* Start Data provided *

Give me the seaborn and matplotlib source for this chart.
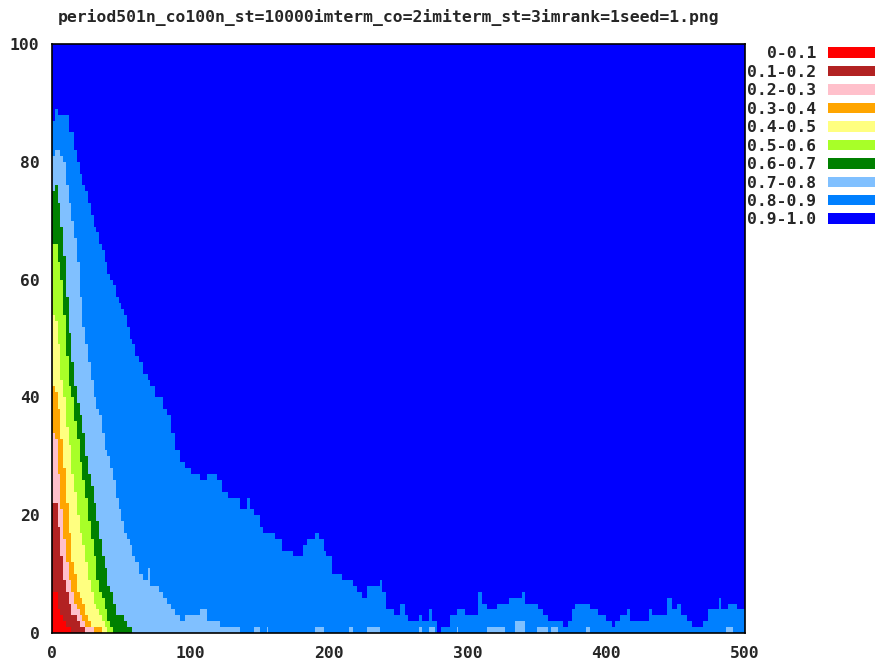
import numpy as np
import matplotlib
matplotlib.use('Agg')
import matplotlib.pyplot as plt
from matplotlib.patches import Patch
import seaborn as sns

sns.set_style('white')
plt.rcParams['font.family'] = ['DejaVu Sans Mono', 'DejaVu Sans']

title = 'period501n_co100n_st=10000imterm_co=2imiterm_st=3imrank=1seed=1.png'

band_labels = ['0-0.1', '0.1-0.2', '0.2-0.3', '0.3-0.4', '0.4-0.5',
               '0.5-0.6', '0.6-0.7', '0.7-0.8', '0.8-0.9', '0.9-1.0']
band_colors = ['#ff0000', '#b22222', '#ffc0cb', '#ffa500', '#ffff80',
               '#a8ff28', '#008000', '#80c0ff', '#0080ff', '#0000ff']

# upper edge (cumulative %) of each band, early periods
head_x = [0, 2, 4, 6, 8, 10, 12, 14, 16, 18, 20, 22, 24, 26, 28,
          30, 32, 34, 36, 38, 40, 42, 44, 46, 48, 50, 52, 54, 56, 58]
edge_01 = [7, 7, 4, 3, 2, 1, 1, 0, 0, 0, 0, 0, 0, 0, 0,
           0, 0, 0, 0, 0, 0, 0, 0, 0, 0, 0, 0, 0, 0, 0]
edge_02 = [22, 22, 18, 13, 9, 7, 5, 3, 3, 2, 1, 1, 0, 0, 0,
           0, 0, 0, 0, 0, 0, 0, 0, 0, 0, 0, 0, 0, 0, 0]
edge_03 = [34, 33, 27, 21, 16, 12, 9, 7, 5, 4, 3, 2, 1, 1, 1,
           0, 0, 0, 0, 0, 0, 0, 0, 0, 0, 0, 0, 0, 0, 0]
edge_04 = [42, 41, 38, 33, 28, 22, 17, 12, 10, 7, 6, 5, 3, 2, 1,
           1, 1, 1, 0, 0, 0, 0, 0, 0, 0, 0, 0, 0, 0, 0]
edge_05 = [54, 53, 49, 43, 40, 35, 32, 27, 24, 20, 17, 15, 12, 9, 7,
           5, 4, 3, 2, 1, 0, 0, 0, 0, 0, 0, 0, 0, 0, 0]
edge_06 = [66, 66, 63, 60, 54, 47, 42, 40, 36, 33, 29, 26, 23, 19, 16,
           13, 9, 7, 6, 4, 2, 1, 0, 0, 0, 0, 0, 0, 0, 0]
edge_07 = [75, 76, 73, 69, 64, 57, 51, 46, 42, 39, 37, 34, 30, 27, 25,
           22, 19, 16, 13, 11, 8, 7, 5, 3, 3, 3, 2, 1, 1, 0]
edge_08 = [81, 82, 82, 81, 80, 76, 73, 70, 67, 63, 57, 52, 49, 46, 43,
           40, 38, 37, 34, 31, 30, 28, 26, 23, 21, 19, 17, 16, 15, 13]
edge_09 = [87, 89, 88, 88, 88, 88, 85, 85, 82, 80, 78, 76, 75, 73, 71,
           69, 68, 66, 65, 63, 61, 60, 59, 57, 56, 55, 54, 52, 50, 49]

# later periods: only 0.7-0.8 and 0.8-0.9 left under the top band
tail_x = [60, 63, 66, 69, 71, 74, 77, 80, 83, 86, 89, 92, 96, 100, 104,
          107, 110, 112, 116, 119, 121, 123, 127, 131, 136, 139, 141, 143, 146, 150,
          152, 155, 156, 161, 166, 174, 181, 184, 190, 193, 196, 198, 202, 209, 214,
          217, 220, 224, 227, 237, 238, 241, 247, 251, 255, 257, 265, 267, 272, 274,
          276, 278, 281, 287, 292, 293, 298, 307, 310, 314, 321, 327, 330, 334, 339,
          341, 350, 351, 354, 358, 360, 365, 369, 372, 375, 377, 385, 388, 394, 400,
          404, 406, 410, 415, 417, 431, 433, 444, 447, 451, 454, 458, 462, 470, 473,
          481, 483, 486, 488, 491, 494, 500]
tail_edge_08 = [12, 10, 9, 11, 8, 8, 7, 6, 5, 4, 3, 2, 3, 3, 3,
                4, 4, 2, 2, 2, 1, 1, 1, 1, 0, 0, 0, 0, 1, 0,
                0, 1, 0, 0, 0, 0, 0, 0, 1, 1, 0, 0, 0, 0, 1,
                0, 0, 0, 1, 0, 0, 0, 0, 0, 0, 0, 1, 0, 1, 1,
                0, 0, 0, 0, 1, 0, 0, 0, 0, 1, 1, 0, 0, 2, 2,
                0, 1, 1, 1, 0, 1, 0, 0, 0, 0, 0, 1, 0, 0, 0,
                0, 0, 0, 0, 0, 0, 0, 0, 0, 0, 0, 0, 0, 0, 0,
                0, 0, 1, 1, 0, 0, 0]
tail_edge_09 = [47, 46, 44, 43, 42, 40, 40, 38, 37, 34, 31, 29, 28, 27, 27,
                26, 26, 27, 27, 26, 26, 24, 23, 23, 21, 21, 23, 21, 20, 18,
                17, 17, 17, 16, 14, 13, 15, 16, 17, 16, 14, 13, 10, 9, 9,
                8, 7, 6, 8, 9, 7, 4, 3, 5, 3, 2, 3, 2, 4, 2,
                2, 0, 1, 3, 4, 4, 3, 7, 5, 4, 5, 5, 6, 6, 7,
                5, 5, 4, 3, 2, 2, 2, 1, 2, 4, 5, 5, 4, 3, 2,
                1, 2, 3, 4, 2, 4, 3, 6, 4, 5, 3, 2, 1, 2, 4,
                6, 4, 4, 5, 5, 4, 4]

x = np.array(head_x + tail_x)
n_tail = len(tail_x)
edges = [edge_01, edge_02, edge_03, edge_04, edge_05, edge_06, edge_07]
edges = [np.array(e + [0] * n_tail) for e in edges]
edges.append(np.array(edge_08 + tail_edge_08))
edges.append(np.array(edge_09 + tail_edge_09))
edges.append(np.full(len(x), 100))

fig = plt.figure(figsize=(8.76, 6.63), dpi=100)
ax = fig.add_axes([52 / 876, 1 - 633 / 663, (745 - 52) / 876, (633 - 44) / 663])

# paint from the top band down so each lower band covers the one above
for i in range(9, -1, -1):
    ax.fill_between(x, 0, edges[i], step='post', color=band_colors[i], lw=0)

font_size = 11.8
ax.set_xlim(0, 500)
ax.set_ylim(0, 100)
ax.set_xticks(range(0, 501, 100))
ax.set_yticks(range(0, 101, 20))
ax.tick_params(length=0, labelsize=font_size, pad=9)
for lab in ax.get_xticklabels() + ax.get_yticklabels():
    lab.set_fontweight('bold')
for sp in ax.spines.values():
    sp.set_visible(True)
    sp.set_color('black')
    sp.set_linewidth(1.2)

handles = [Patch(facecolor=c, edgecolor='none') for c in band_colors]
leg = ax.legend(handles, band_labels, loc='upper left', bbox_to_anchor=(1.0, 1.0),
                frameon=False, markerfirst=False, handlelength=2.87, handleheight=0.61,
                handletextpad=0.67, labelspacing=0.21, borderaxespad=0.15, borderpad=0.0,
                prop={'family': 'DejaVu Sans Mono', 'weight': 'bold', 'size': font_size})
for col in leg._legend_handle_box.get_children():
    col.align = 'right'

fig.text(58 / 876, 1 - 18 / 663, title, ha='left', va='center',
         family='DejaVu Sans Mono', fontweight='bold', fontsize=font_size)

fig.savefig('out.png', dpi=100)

* End Data provided *

_Problem details_: Transcribe all the lines above exactly, apart from the pictures.

_Exercise answer_:
Give me the seaborn and matplotlib source for this chart.
import numpy as np
import matplotlib
matplotlib.use('Agg')
import matplotlib.pyplot as plt
from matplotlib.patches import Patch
import seaborn as sns

sns.set_style('white')
plt.rcParams['font.family'] = ['DejaVu Sans Mono', 'DejaVu Sans']

title = 'period501n_co100n_st=10000imterm_co=2imiterm_st=3imrank=1seed=1.png'

band_labels = ['0-0.1', '0.1-0.2', '0.2-0.3', '0.3-0.4', '0.4-0.5',
               '0.5-0.6', '0.6-0.7', '0.7-0.8', '0.8-0.9', '0.9-1.0']
band_colors = ['#ff0000', '#b22222', '#ffc0cb', '#ffa500', '#ffff80',
               '#a8ff28', '#008000', '#80c0ff', '#0080ff', '#0000ff']

# upper edge (cumulative %) of each band, early periods
head_x = [0, 2, 4, 6, 8, 10, 12, 14, 16, 18, 20, 22, 24, 26, 28,
          30, 32, 34, 36, 38, 40, 42, 44, 46, 48, 50, 52, 54, 56, 58]
edge_01 = [7, 7, 4, 3, 2, 1, 1, 0, 0, 0, 0, 0, 0, 0, 0,
           0, 0, 0, 0, 0, 0, 0, 0, 0, 0, 0, 0, 0, 0, 0]
edge_02 = [22, 22, 18, 13, 9, 7, 5, 3, 3, 2, 1, 1, 0, 0, 0,
           0, 0, 0, 0, 0, 0, 0, 0, 0, 0, 0, 0, 0, 0, 0]
edge_03 = [34, 33, 27, 21, 16, 12, 9, 7, 5, 4, 3, 2, 1, 1, 1,
           0, 0, 0, 0, 0, 0, 0, 0, 0, 0, 0, 0, 0, 0, 0]
edge_04 = [42, 41, 38, 33, 28, 22, 17, 12, 10, 7, 6, 5, 3, 2, 1,
           1, 1, 1, 0, 0, 0, 0, 0, 0, 0, 0, 0, 0, 0, 0]
edge_05 = [54, 53, 49, 43, 40, 35, 32, 27, 24, 20, 17, 15, 12, 9, 7,
           5, 4, 3, 2, 1, 0, 0, 0, 0, 0, 0, 0, 0, 0, 0]
edge_06 = [66, 66, 63, 60, 54, 47, 42, 40, 36, 33, 29, 26, 23, 19, 16,
           13, 9, 7, 6, 4, 2, 1, 0, 0, 0, 0, 0, 0, 0, 0]
edge_07 = [75, 76, 73, 69, 64, 57, 51, 46, 42, 39, 37, 34, 30, 27, 25,
           22, 19, 16, 13, 11, 8, 7, 5, 3, 3, 3, 2, 1, 1, 0]
edge_08 = [81, 82, 82, 81, 80, 76, 73, 70, 67, 63, 57, 52, 49, 46, 43,
           40, 38, 37, 34, 31, 30, 28, 26, 23, 21, 19, 17, 16, 15, 13]
edge_09 = [87, 89, 88, 88, 88, 88, 85, 85, 82, 80, 78, 76, 75, 73, 71,
           69, 68, 66, 65, 63, 61, 60, 59, 57, 56, 55, 54, 52, 50, 49]

# later periods: only 0.7-0.8 and 0.8-0.9 left under the top band
tail_x = [60, 63, 66, 69, 71, 74, 77, 80, 83, 86, 89, 92, 96, 100, 104,
          107, 110, 112, 116, 119, 121, 123, 127, 131, 136, 139, 141, 143, 146, 150,
          152, 155, 156, 161, 166, 174, 181, 184, 190, 193, 196, 198, 202, 209, 214,
          217, 220, 224, 227, 237, 238, 241, 247, 251, 255, 257, 265, 267, 272, 274,
          276, 278, 281, 287, 292, 293, 298, 307, 310, 314, 321, 327, 330, 334, 339,
          341, 350, 351, 354, 358, 360, 365, 369, 372, 375, 377, 385, 388, 394, 400,
          404, 406, 410, 415, 417, 431, 433, 444, 447, 451, 454, 458, 462, 470, 473,
          481, 483, 486, 488, 491, 494, 500]
tail_edge_08 = [12, 10, 9, 11, 8, 8, 7, 6, 5, 4, 3, 2, 3, 3, 3,
                4, 4, 2, 2, 2, 1, 1, 1, 1, 0, 0, 0, 0, 1, 0,
                0, 1, 0, 0, 0, 0, 0, 0, 1, 1, 0, 0, 0, 0, 1,
                0, 0, 0, 1, 0, 0, 0, 0, 0, 0, 0, 1, 0, 1, 1,
                0, 0, 0, 0, 1, 0, 0, 0, 0, 1, 1, 0, 0, 2, 2,
                0, 1, 1, 1, 0, 1, 0, 0, 0, 0, 0, 1, 0, 0, 0,
                0, 0, 0, 0, 0, 0, 0, 0, 0, 0, 0, 0, 0, 0, 0,
                0, 0, 1, 1, 0, 0, 0]
tail_edge_09 = [47, 46, 44, 43, 42, 40, 40, 38, 37, 34, 31, 29, 28, 27, 27,
                26, 26, 27, 27, 26, 26, 24, 23, 23, 21, 21, 23, 21, 20, 18,
                17, 17, 17, 16, 14, 13, 15, 16, 17, 16, 14, 13, 10, 9, 9,
                8, 7, 6, 8, 9, 7, 4, 3, 5, 3, 2, 3, 2, 4, 2,
                2, 0, 1, 3, 4, 4, 3, 7, 5, 4, 5, 5, 6, 6, 7,
                5, 5, 4, 3, 2, 2, 2, 1, 2, 4, 5, 5, 4, 3, 2,
                1, 2, 3, 4, 2, 4, 3, 6, 4, 5, 3, 2, 1, 2, 4,
                6, 4, 4, 5, 5, 4, 4]

x = np.array(head_x + tail_x)
n_tail = len(tail_x)
edges = [edge_01, edge_02, edge_03, edge_04, edge_05, edge_06, edge_07]
edges = [np.array(e + [0] * n_tail) for e in edges]
edges.append(np.array(edge_08 + tail_edge_08))
edges.append(np.array(edge_09 + tail_edge_09))
edges.append(np.full(len(x), 100))

fig = plt.figure(figsize=(8.76, 6.63), dpi=100)
ax = fig.add_axes([52 / 876, 1 - 633 / 663, (745 - 52) / 876, (633 - 44) / 663])

# paint from the top band down so each lower band covers the one above
for i in range(9, -1, -1):
    ax.fill_between(x, 0, edges[i], step='post', color=band_colors[i], lw=0)

font_size = 11.8
ax.set_xlim(0, 500)
ax.set_ylim(0, 100)
ax.set_xticks(range(0, 501, 100))
ax.set_yticks(range(0, 101, 20))
ax.tick_params(length=0, labelsize=font_size, pad=9)
for lab in ax.get_xticklabels() + ax.get_yticklabels():
    lab.set_fontweight('bold')
for sp in ax.spines.values():
    sp.set_visible(True)
    sp.set_color('black')
    sp.set_linewidth(1.2)

handles = [Patch(facecolor=c, edgecolor='none') for c in band_colors]
leg = ax.legend(handles, band_labels, loc='upper left', bbox_to_anchor=(1.0, 1.0),
                frameon=False, markerfirst=False, handlelength=2.87, handleheight=0.61,
                handletextpad=0.67, labelspacing=0.21, borderaxespad=0.15, borderpad=0.0,
                prop={'family': 'DejaVu Sans Mono', 'weight': 'bold', 'size': font_size})
for col in leg._legend_handle_box.get_children():
    col.align = 'right'

fig.text(58 / 876, 1 - 18 / 663, title, ha='left', va='center',
         family='DejaVu Sans Mono', fontweight='bold', fontsize=font_size)

fig.savefig('out.png', dpi=100)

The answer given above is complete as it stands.